Exercise directions. Extract each line of the data and write it out again exactly.
==== Given material ====
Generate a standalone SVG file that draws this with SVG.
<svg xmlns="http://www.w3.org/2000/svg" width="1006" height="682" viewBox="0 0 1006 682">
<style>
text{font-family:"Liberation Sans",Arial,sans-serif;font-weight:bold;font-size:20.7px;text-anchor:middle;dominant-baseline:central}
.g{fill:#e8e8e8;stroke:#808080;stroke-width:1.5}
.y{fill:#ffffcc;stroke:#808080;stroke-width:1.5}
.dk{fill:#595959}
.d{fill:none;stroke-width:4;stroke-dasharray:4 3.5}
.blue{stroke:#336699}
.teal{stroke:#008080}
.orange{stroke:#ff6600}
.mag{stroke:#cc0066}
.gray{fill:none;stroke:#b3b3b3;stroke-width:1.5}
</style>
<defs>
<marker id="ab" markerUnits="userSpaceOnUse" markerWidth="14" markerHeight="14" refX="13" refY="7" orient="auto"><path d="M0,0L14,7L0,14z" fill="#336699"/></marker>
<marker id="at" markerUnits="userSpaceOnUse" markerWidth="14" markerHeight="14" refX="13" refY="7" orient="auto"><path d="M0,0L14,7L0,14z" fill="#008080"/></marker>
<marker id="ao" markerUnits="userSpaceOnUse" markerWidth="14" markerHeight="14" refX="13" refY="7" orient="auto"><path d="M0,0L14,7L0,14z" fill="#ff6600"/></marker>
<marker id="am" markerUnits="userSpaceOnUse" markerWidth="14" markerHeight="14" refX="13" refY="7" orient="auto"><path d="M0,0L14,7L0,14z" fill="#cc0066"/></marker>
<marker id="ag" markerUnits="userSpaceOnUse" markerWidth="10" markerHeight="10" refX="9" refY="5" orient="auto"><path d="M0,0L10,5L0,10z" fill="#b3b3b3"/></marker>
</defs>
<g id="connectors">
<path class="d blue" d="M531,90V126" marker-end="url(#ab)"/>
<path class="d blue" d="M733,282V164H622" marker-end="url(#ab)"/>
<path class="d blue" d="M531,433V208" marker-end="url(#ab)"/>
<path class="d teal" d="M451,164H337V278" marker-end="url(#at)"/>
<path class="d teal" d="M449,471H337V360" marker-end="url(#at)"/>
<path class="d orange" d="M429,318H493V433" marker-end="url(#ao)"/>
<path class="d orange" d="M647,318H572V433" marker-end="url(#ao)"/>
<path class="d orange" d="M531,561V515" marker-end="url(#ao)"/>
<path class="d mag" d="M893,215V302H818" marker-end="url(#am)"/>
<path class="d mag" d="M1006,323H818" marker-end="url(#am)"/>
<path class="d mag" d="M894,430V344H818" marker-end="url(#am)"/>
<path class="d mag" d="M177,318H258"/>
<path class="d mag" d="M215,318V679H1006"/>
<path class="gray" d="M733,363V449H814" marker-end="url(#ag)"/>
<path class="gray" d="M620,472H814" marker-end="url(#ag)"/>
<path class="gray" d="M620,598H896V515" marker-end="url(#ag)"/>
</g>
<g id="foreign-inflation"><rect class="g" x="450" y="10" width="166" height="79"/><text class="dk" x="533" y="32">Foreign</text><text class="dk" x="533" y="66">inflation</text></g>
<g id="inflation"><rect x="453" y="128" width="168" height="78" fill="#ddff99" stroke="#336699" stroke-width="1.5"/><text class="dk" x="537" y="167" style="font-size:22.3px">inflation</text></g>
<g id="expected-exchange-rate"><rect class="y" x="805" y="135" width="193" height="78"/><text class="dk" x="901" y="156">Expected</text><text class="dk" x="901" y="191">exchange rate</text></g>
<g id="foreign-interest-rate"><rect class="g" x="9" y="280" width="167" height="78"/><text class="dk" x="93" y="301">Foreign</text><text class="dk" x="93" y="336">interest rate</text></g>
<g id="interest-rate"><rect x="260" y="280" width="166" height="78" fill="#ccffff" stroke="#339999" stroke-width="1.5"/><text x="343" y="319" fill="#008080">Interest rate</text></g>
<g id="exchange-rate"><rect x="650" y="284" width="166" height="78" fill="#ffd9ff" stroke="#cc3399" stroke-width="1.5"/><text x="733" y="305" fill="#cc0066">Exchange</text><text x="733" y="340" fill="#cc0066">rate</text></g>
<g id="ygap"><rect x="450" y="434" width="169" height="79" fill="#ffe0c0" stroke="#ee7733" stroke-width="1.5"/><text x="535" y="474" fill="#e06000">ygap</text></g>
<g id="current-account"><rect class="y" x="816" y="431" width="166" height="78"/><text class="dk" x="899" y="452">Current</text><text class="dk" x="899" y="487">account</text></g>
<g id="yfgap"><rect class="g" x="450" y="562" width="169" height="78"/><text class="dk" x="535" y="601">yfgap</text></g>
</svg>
====
Task output.
Generate a standalone SVG file that draws this with SVG.
<svg xmlns="http://www.w3.org/2000/svg" width="1006" height="682" viewBox="0 0 1006 682">
<style>
text{font-family:"Liberation Sans",Arial,sans-serif;font-weight:bold;font-size:20.7px;text-anchor:middle;dominant-baseline:central}
.g{fill:#e8e8e8;stroke:#808080;stroke-width:1.5}
.y{fill:#ffffcc;stroke:#808080;stroke-width:1.5}
.dk{fill:#595959}
.d{fill:none;stroke-width:4;stroke-dasharray:4 3.5}
.blue{stroke:#336699}
.teal{stroke:#008080}
.orange{stroke:#ff6600}
.mag{stroke:#cc0066}
.gray{fill:none;stroke:#b3b3b3;stroke-width:1.5}
</style>
<defs>
<marker id="ab" markerUnits="userSpaceOnUse" markerWidth="14" markerHeight="14" refX="13" refY="7" orient="auto"><path d="M0,0L14,7L0,14z" fill="#336699"/></marker>
<marker id="at" markerUnits="userSpaceOnUse" markerWidth="14" markerHeight="14" refX="13" refY="7" orient="auto"><path d="M0,0L14,7L0,14z" fill="#008080"/></marker>
<marker id="ao" markerUnits="userSpaceOnUse" markerWidth="14" markerHeight="14" refX="13" refY="7" orient="auto"><path d="M0,0L14,7L0,14z" fill="#ff6600"/></marker>
<marker id="am" markerUnits="userSpaceOnUse" markerWidth="14" markerHeight="14" refX="13" refY="7" orient="auto"><path d="M0,0L14,7L0,14z" fill="#cc0066"/></marker>
<marker id="ag" markerUnits="userSpaceOnUse" markerWidth="10" markerHeight="10" refX="9" refY="5" orient="auto"><path d="M0,0L10,5L0,10z" fill="#b3b3b3"/></marker>
</defs>
<g id="connectors">
<path class="d blue" d="M531,90V126" marker-end="url(#ab)"/>
<path class="d blue" d="M733,282V164H622" marker-end="url(#ab)"/>
<path class="d blue" d="M531,433V208" marker-end="url(#ab)"/>
<path class="d teal" d="M451,164H337V278" marker-end="url(#at)"/>
<path class="d teal" d="M449,471H337V360" marker-end="url(#at)"/>
<path class="d orange" d="M429,318H493V433" marker-end="url(#ao)"/>
<path class="d orange" d="M647,318H572V433" marker-end="url(#ao)"/>
<path class="d orange" d="M531,561V515" marker-end="url(#ao)"/>
<path class="d mag" d="M893,215V302H818" marker-end="url(#am)"/>
<path class="d mag" d="M1006,323H818" marker-end="url(#am)"/>
<path class="d mag" d="M894,430V344H818" marker-end="url(#am)"/>
<path class="d mag" d="M177,318H258"/>
<path class="d mag" d="M215,318V679H1006"/>
<path class="gray" d="M733,363V449H814" marker-end="url(#ag)"/>
<path class="gray" d="M620,472H814" marker-end="url(#ag)"/>
<path class="gray" d="M620,598H896V515" marker-end="url(#ag)"/>
</g>
<g id="foreign-inflation"><rect class="g" x="450" y="10" width="166" height="79"/><text class="dk" x="533" y="32">Foreign</text><text class="dk" x="533" y="66">inflation</text></g>
<g id="inflation"><rect x="453" y="128" width="168" height="78" fill="#ddff99" stroke="#336699" stroke-width="1.5"/><text class="dk" x="537" y="167" style="font-size:22.3px">inflation</text></g>
<g id="expected-exchange-rate"><rect class="y" x="805" y="135" width="193" height="78"/><text class="dk" x="901" y="156">Expected</text><text class="dk" x="901" y="191">exchange rate</text></g>
<g id="foreign-interest-rate"><rect class="g" x="9" y="280" width="167" height="78"/><text class="dk" x="93" y="301">Foreign</text><text class="dk" x="93" y="336">interest rate</text></g>
<g id="interest-rate"><rect x="260" y="280" width="166" height="78" fill="#ccffff" stroke="#339999" stroke-width="1.5"/><text x="343" y="319" fill="#008080">Interest rate</text></g>
<g id="exchange-rate"><rect x="650" y="284" width="166" height="78" fill="#ffd9ff" stroke="#cc3399" stroke-width="1.5"/><text x="733" y="305" fill="#cc0066">Exchange</text><text x="733" y="340" fill="#cc0066">rate</text></g>
<g id="ygap"><rect x="450" y="434" width="169" height="79" fill="#ffe0c0" stroke="#ee7733" stroke-width="1.5"/><text x="535" y="474" fill="#e06000">ygap</text></g>
<g id="current-account"><rect class="y" x="816" y="431" width="166" height="78"/><text class="dk" x="899" y="452">Current</text><text class="dk" x="899" y="487">account</text></g>
<g id="yfgap"><rect class="g" x="450" y="562" width="169" height="78"/><text class="dk" x="535" y="601">yfgap</text></g>
</svg>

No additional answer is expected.